Transcribe every line of the listing below without any deviation.

◆ Data section:
[start]
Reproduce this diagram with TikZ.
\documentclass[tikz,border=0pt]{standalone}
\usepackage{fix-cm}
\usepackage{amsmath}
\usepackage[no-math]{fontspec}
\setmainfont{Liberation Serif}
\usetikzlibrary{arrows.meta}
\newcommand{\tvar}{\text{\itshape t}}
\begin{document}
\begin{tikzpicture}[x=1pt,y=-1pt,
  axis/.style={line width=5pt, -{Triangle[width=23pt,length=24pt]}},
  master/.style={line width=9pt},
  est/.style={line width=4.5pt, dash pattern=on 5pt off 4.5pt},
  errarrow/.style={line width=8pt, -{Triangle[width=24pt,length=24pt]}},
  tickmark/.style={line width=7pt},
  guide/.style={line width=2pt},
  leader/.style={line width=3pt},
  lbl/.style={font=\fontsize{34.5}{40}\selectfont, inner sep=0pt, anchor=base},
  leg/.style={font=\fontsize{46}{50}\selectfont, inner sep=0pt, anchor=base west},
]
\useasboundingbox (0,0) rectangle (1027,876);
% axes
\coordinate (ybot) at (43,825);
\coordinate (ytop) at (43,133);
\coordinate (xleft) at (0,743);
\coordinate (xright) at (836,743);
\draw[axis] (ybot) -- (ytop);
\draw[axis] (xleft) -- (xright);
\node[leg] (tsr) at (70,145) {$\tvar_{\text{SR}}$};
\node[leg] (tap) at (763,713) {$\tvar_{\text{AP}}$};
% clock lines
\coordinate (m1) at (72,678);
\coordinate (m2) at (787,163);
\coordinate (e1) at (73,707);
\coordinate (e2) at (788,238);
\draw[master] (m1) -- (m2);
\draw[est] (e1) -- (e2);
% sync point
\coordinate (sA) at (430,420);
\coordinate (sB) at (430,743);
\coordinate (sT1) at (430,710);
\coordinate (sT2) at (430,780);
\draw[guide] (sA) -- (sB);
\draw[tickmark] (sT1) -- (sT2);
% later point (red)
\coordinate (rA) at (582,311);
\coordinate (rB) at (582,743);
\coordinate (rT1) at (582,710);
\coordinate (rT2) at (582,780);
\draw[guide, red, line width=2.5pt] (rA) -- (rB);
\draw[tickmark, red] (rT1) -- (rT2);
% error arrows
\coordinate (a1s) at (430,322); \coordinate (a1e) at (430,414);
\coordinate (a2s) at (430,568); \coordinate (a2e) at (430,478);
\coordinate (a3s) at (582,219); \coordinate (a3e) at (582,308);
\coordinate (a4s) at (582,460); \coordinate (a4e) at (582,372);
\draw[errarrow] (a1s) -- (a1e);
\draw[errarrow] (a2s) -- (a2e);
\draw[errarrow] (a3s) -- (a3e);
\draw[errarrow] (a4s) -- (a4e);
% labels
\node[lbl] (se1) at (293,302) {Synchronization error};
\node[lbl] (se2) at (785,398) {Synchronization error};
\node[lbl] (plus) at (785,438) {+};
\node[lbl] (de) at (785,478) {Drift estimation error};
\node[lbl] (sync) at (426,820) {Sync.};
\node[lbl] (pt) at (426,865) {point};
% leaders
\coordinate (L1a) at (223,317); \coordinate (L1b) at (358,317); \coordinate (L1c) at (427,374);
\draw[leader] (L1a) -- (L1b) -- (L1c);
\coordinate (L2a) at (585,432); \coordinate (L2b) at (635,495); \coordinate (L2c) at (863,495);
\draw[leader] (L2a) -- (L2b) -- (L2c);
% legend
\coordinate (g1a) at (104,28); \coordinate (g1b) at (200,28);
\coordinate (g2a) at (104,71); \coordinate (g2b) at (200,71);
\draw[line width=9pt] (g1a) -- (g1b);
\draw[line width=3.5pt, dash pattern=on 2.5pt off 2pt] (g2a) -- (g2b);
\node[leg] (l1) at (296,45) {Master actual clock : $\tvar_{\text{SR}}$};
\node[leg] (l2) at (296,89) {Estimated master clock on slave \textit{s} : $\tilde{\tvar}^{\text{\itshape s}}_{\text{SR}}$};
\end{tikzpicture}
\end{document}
[end]
◆ The answer:
Reproduce this diagram with TikZ.
\documentclass[tikz,border=0pt]{standalone}
\usepackage{fix-cm}
\usepackage{amsmath}
\usepackage[no-math]{fontspec}
\setmainfont{Liberation Serif}
\usetikzlibrary{arrows.meta}
\newcommand{\tvar}{\text{\itshape t}}
\begin{document}
\begin{tikzpicture}[x=1pt,y=-1pt,
  axis/.style={line width=5pt, -{Triangle[width=23pt,length=24pt]}},
  master/.style={line width=9pt},
  est/.style={line width=4.5pt, dash pattern=on 5pt off 4.5pt},
  errarrow/.style={line width=8pt, -{Triangle[width=24pt,length=24pt]}},
  tickmark/.style={line width=7pt},
  guide/.style={line width=2pt},
  leader/.style={line width=3pt},
  lbl/.style={font=\fontsize{34.5}{40}\selectfont, inner sep=0pt, anchor=base},
  leg/.style={font=\fontsize{46}{50}\selectfont, inner sep=0pt, anchor=base west},
]
\useasboundingbox (0,0) rectangle (1027,876);
% axes
\coordinate (ybot) at (43,825);
\coordinate (ytop) at (43,133);
\coordinate (xleft) at (0,743);
\coordinate (xright) at (836,743);
\draw[axis] (ybot) -- (ytop);
\draw[axis] (xleft) -- (xright);
\node[leg] (tsr) at (70,145) {$\tvar_{\text{SR}}$};
\node[leg] (tap) at (763,713) {$\tvar_{\text{AP}}$};
% clock lines
\coordinate (m1) at (72,678);
\coordinate (m2) at (787,163);
\coordinate (e1) at (73,707);
\coordinate (e2) at (788,238);
\draw[master] (m1) -- (m2);
\draw[est] (e1) -- (e2);
% sync point
\coordinate (sA) at (430,420);
\coordinate (sB) at (430,743);
\coordinate (sT1) at (430,710);
\coordinate (sT2) at (430,780);
\draw[guide] (sA) -- (sB);
\draw[tickmark] (sT1) -- (sT2);
% later point (red)
\coordinate (rA) at (582,311);
\coordinate (rB) at (582,743);
\coordinate (rT1) at (582,710);
\coordinate (rT2) at (582,780);
\draw[guide, red, line width=2.5pt] (rA) -- (rB);
\draw[tickmark, red] (rT1) -- (rT2);
% error arrows
\coordinate (a1s) at (430,322); \coordinate (a1e) at (430,414);
\coordinate (a2s) at (430,568); \coordinate (a2e) at (430,478);
\coordinate (a3s) at (582,219); \coordinate (a3e) at (582,308);
\coordinate (a4s) at (582,460); \coordinate (a4e) at (582,372);
\draw[errarrow] (a1s) -- (a1e);
\draw[errarrow] (a2s) -- (a2e);
\draw[errarrow] (a3s) -- (a3e);
\draw[errarrow] (a4s) -- (a4e);
% labels
\node[lbl] (se1) at (293,302) {Synchronization error};
\node[lbl] (se2) at (785,398) {Synchronization error};
\node[lbl] (plus) at (785,438) {+};
\node[lbl] (de) at (785,478) {Drift estimation error};
\node[lbl] (sync) at (426,820) {Sync.};
\node[lbl] (pt) at (426,865) {point};
% leaders
\coordinate (L1a) at (223,317); \coordinate (L1b) at (358,317); \coordinate (L1c) at (427,374);
\draw[leader] (L1a) -- (L1b) -- (L1c);
\coordinate (L2a) at (585,432); \coordinate (L2b) at (635,495); \coordinate (L2c) at (863,495);
\draw[leader] (L2a) -- (L2b) -- (L2c);
% legend
\coordinate (g1a) at (104,28); \coordinate (g1b) at (200,28);
\coordinate (g2a) at (104,71); \coordinate (g2b) at (200,71);
\draw[line width=9pt] (g1a) -- (g1b);
\draw[line width=3.5pt, dash pattern=on 2.5pt off 2pt] (g2a) -- (g2b);
\node[leg] (l1) at (296,45) {Master actual clock : $\tvar_{\text{SR}}$};
\node[leg] (l2) at (296,89) {Estimated master clock on slave \textit{s} : $\tilde{\tvar}^{\text{\itshape s}}_{\text{SR}}$};
\end{tikzpicture}
\end{document}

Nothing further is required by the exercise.